Penyelenggara negara kita masih sibuk berkongkalikong dengan pengusaha, dan mereka-mereka yang serakah untuk memanfaatkan program-program yang ada. Sungguh miris menyimak kasus menara telekomunikasi yang diniatkan untuk mencerahkan kehidupan seluruh penjuru negeri, 8 triliun dicuri, dibagi-bagi, tidak ada menara yang dapat berfungsi.  Bagaimana mungkin kualitas manusia Indonesia melaju menuju Indonesia maju, kalau anggaran untuk meningkatkan kualitas hidup mereka habis.  Habis dibagi-bagi, untuk mereka yang serakah.

Perangkat demokrasi kita lengkap, kita bisa memilih sendiri wakil rakyat kita, kita bisa memilih sendiri pemimpin-pemimpin kita, kita bisa punya banyak cara untuk mengawasi para pejabat kita. Disediakan berbagai cara, sehingga setiap kebijakan harusnya melibatkan kita sebagai rakyat. Tapi perangkat demokrasi itu justru sering dimanfaatkan untuk kepentingan segelintir elit yang memegang kekuasaan, yang saling bertransaksi di antara mereka, yang jauh dari rakyat, yang bisa mengatakan bahwa polusi Jakarta bisa diatasi kalau warganya mau berangkat ke kantor dengan sepeda atau dengan transportasi publik. Sementara mereka bepergian kemana-mana dengan fasilitas yang dibiayai oleh rakyat, dengan kenyamanan tanpa peduli. Elit politik yang hanya menyebut rakyat pada musim-musim tertentu saja, karena rakyat hanyalah modal untuk mendapatkan kekuasaan. Elit politik yang hari-hari ini sibuk mendekat kepada rakyat karena saatnya berkontestasi atas nama rakyat. 
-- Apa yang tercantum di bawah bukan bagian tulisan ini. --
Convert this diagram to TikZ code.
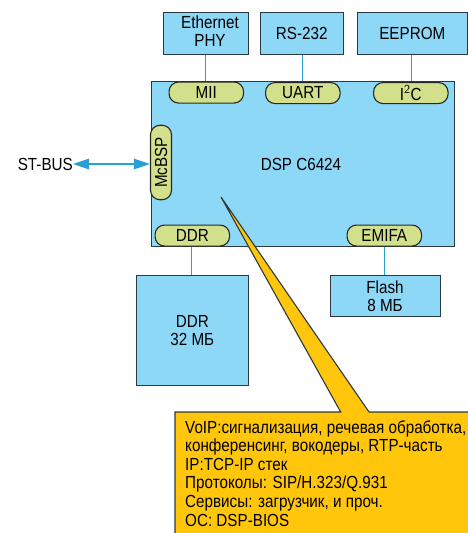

Kita tentu tahu, di musim penghujan politik seperti sekarang, nama Gusdurian pun ikut disebut-sebut. Apakah nama Gusdurian disebut ketika mereka sedang menikmati fasilitas negara atas nama rakyat? Tidak.  Apakah nama Gusdurian disebut ketika mereka sedang membagi-bagi kekuasaan? Tidak.  Nama Gusdurian disebut bersama dengan rakyat ketika diperlukan suaranya dalam coblosan massal bangsa ini. Ya, Mari kita ambil hikmahnya itulah penanda bahwa Gusdurian dianggap dekat dan bersama rakyat. Tapi saya yakin, para Gusdurian sebagai murid Gus Dur tentu memiliki kearifan, tidaklah cukup hanya mendekati keluarga Gus Dur untuk memenangkan suara dan dukungan seorang Gusdurian. Sebab seorang Gus durian telah memiliki panduan untuk memilih pemimpin yang ideal bagi dirinya, pemimpin yang memiliki kualitas spiritualit, spiritual, pemimpin yang berdiri di atas prinsip kemanusiaan, pemimpin yang terus teruji memperjuangkan keadilan dan  kesetaraan pembebasan, pemimpin yang sederhana tidak bermewah-mewah di atas penderitaan rakyat, pemimpin yang mampu membangun persaudaraan, pemimpin yang mampu menghargai kearifan tradisi dan pemimpin yang selalu bersikap Ksatria.

Hanya itu panduan bagi para gusdurian pada saat ia menentukan pilihan pribadinya jatuh kepada siapa. Tentu tidak harus memenuhi semuanya, tapi teman-teman sudah punya bekal nurani yang kuat untuk memilih siapapun itu. Setiap Gusdurian bebas menentukan. Ya, sungguh mencintai Indonesia kadang berarti harus merasakan patah hati bahkan patah arang. Berulang kali mendampingi mereka yang terancam penghidupannya atas nama pembangunan, dan kalah. Berulang kali mendampingi mereka yang hanya ingin beribadah dengan tenang di tempat ibadahnya, dan gagal. Berulang kali mengingatkan negara untuk tidak melemahkan upaya memberantas korupsi, dan kalah lagi.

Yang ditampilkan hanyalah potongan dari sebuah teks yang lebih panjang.